Growth in Brazil has been declining, and China has reduced its long-term-growth forecast, he noted. India's politicians are "completely dysfunctional," he said, and "the country is really straining under the burden of uncontrolled bureaucracy."
A look ahead
At the same time, developments in Europe have continued to rivet investors. Dim prospects for a definitive solution to the region's debt issues fuels pessimism about international-stock funds and drives investors to safer assets.
"The solution du jour to the Europe problems seems to be kick the can down the road instead of rip the Band-Aid off -- feel the pain now and then get better," said Tuttle of Tuttle Wealth Management. "This leads to a lot of news-based volatility and some large downturns."
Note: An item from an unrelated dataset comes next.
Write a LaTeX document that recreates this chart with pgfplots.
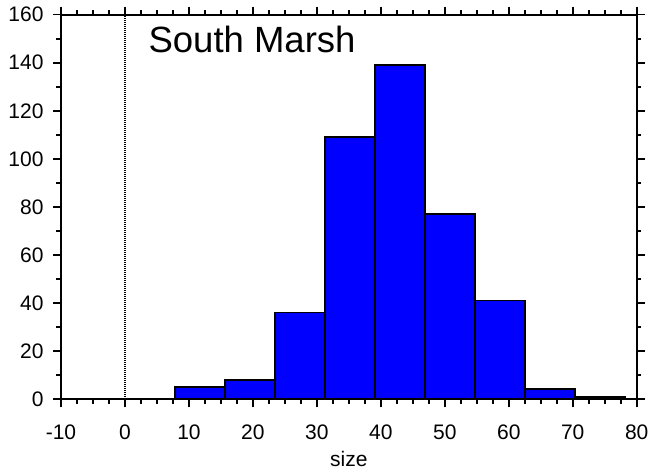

Stateside investors should "avoid anything international" until the situation overseas stabilizes, he said. "If you are nimble, there will be some good countertrend opportunities to buy some big dips, but, for the typical investor, they are better off elsewhere."
Once international markets find their footing, according to managers, investors will be able to capitalize on an eventual recovery.
"International funds that are focused on energy and industrials will outperform over the longer term," said Robert Fuest, chief operating officer and head of investment research at Landor & Fuest Capital Managers LLC. "Funds focused on the needs of nations will continue to have companies they hold that outperform, such as food, water, infrastructure."
For now, however, global recovery hopes are pinned tightly to Europe.
Said Brad Sorensen, director of market and sector analysis at the Schwab Center for Financial Research: "It's hard to construct a scenario where investors get confident in equities and start to put money into the stock market until Europe decides what they're going to do.
"The market is not really interested in half-measures."